India's capital markets are on the cusp of a significant transformation as the National Securities Depository Limited (NSDL) prepares for its much-anticipated ₹3,000 crore Initial Public Offering (IPO) in 2025. As the country's first and one of the largest securities depositories globally, NSDL's public listing is poised to enhance transparency, deepen market participation, and set a precedent for other Market Infrastructure Institutions (MIIs), giving a boost to the NSDL unlisted shares as well.
NSDL: Pioneering India's Securities Infrastructure
Historical Context and Establishment
Established in August 1996 under the Depositories Act of 1996, NSDL revolutionized the Indian capital markets by introducing electronic securities depository services. Prior to NSDL's inception, the Indian securities market was marred by inefficiencies due to paper-based trading and settlement processes. The introduction of dematerialized (demat) accounts by NSDL eliminated the risks associated with physical certificates, such as theft, forgery, and delays in transfer, thereby streamlining the trading process and enhancing investor confidence.
Operational Footprint and Services
Headquartered in Mumbai, NSDL operates through a vast network of over 260 Depository Participants (DPs) across India. Its services encompass dematerialization and rematerialisation of securities, settlement of trades, pledge and hypothecation of securities, and corporate actions like dividend payouts and rights issues.
As of September 2024, the National Securities Depository Limited (NSDL) achieved a significant milestone by managing assets worth ₹500 lakh crore in dematerialized (demat) accounts. This marked a substantial increase from ₹398 lakh crore reported in December 2023.
[Understand Business Model of NSDL]
Decoding the ₹3,000 Crore IPO
Structure and Stakeholders
NSDL's IPO is structured as an Offer for Sale (OFS), wherein existing shareholders will divest their stakes without the company issuing new shares. The total issue size is pegged at ₹3,000 crore, with 57.26 million shares on offer. Key stakeholders participating in the OFS include:
- National Stock Exchange (NSE): Holding a 24% stake, NSE is the majority shareholder.
- HDFC Bank
- State Bank of India (SBI)
- IDBI Bank
- Specified Undertaking of the Unit Trust of India (SUUTI)
Regulatory Journey and Timeline
The path to the IPO has been marked by regulatory deliberations and strategic considerations:
Business Model and Revenue Streams
Core Services
NSDL's revenue model is diversified across several streams:
- Transaction Fees: Charges levied on the settlement of trades and other transactional services.

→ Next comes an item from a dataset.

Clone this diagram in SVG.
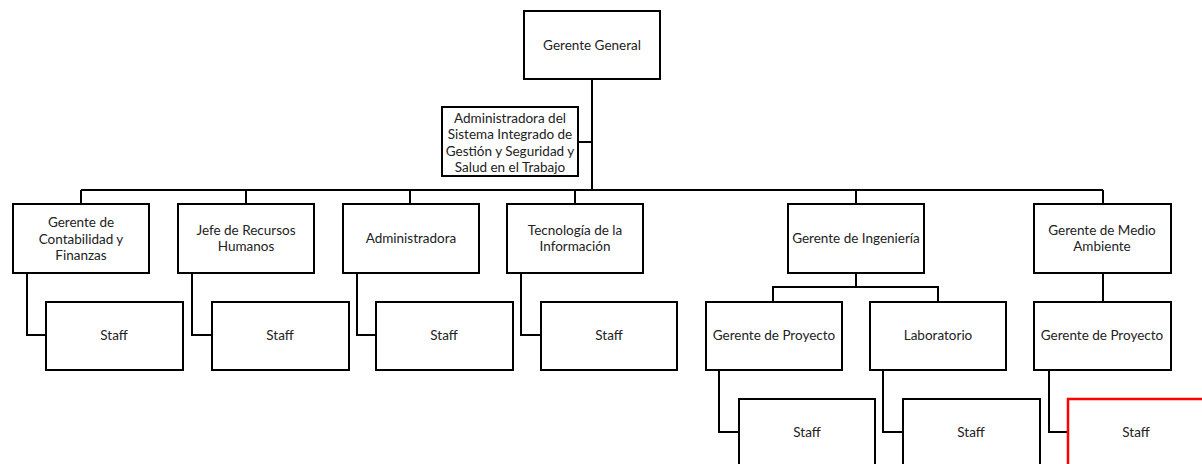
<svg xmlns="http://www.w3.org/2000/svg" width="1202" height="464" viewBox="0 0 1202 464">
<style>
.box{fill:#fff;stroke:#000;stroke-width:2}
.red{fill:#fff;stroke:#f00;stroke-width:2.5}
.t{font-family:Lato,"Open Sans","Liberation Sans",sans-serif;font-size:13.5px;fill:#222;text-anchor:middle}
.c{fill:none;stroke:#000;stroke-width:2}
</style>
<rect width="1202" height="464" fill="#fff"/>
<g id="connectors" class="c">
<path d="M592 79V190"/>
<path d="M578 142H592"/>
<path d="M81 190H1103"/>
<path d="M81 190V204M246 190V204M410 190V204M575 190V204M856 190V204M1103 190V204"/>
<path d="M27 273V335H46"/>
<path d="M192 273V335H212"/>
<path d="M357 273V335H376"/>
<path d="M521 273V335H541"/>
<path d="M856 273V287M773 302V287H938V302"/>
<path d="M1103 273V302"/>
<path d="M719 370V432H739"/>
<path d="M883 370V432H903"/>
<path d="M1049 370V432H1068"/>
</g>
<g id="gerente-general"><rect class="box" x="524" y="11" width="136" height="68"/><text class="t" x="592" y="50">Gerente General</text></g>
<g id="admin-sig"><rect class="box" x="442" y="107" width="136" height="69"/><text class="t" x="510" y="123">Administradora del</text><text class="t" x="510" y="139">Sistema Integrado de</text><text class="t" x="510" y="156">Gestión y Seguridad y</text><text class="t" x="510" y="172">Salud en el Trabajo</text></g>
<g id="contabilidad"><rect class="box" x="13" y="204" width="136" height="69"/><text class="t" x="81" y="227">Gerente de</text><text class="t" x="81" y="244">Contabilidad y</text><text class="t" x="81" y="260">Finanzas</text></g>
<g id="rrhh"><rect class="box" x="178" y="204" width="136" height="69"/><text class="t" x="246" y="235">Jefe de Recursos</text><text class="t" x="246" y="251">Humanos</text></g>
<g id="administradora"><rect class="box" x="343" y="204" width="136" height="69"/><text class="t" x="411" y="243">Administradora</text></g>
<g id="ti"><rect class="box" x="507" y="204" width="136" height="69"/><text class="t" x="575" y="235">Tecnología de la</text><text class="t" x="575" y="251">Información</text></g>
<g id="ingenieria"><rect class="box" x="788" y="204" width="136" height="69"/><text class="t" x="856" y="243">Gerente de Ingeniería</text></g>
<g id="medio-ambiente"><rect class="box" x="1034" y="204" width="137" height="69"/><text class="t" x="1102" y="235">Gerente de Medio</text><text class="t" x="1102" y="251">Ambiente</text></g>
<g id="staff1"><rect class="box" x="46" y="302" width="137" height="68"/><text class="t" x="114" y="340">Staff</text></g>
<g id="staff2"><rect class="box" x="212" y="302" width="137" height="68"/><text class="t" x="280" y="340">Staff</text></g>
<g id="staff3"><rect class="box" x="376" y="302" width="137" height="68"/><text class="t" x="444" y="340">Staff</text></g>
<g id="staff4"><rect class="box" x="541" y="302" width="136" height="68"/><text class="t" x="609" y="340">Staff</text></g>
<g id="gp-ing"><rect class="box" x="706" y="302" width="136" height="68"/><text class="t" x="774" y="340">Gerente de Proyecto</text></g>
<g id="laboratorio"><rect class="box" x="870" y="302" width="136" height="68"/><text class="t" x="938" y="340">Laboratorio</text></g>
<g id="gp-ma"><rect class="box" x="1034" y="302" width="137" height="68"/><text class="t" x="1102" y="340">Gerente de Proyecto</text></g>
<g id="staff5"><rect class="box" x="739" y="399" width="136" height="70"/><text class="t" x="807" y="437">Staff</text></g>
<g id="staff6"><rect class="box" x="903" y="399" width="137" height="70"/><text class="t" x="971" y="437">Staff</text></g>
<g id="staff7"><rect class="red" x="1068" y="399" width="136" height="70"/><text class="t" x="1136" y="437">Staff</text></g>
</svg>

- Account Maintenance Charges: Annual fees for maintaining demat accounts.
- Data Services: Providing data analytics and reports to stakeholders.
- Value-Added Services: Including e-voting platforms for corporate governance and e-KYC services for client verification.
NSDL has expanded its footprint through strategic subsidiaries:
- NSDL Clearing Limited: Handles the clearing and settlement of trades, ensuring timely and efficient transaction processing.
- NSDL Payments Bank: A digital banking initiative aimed at providing seamless banking services to investors.
- NSDL GIFT City Exchange: A strategic entry into international finance, leveraging the International Financial Services Centre (IFSC) at GIFT City.
Financial Performance Snapshot
NSDL's financial metrics reflect robust growth and operational efficiency:
- Q3 FY25 Revenue: ₹391 crore, marking a 16.2% year-on-year increase.
- Net Profit: ₹85.8 crore, a 29.8% rise compared to the previous year.
- Profit Before Tax (PBT): ₹110 crore, up by 34.3% year-on-year.
These figures underscore NSDL's strong financial health and its ability to generate consistent returns, bolstering investor confidence ahead of the IPO.
Implications of the IPO
The IPO presents an opportunity for investors to participate in a company that is integral to India's financial infrastructure. Given NSDL's consistent financial performance and strategic initiatives, the IPO could be an attractive proposition for both institutional and retail investors.
NSDL's public listing is expected to:
- Enhance Transparency: Public companies are subject to stringent disclosure norms, which can lead to improved corporate governance.
- Encourage Participation: A successful IPO could stimulate interest in the capital markets, encouraging more entities to consider public listings.
- Set a Precedent: As one of the first MIIs to go public, NSDL's IPO could pave the way for similar institutions to explore public listings.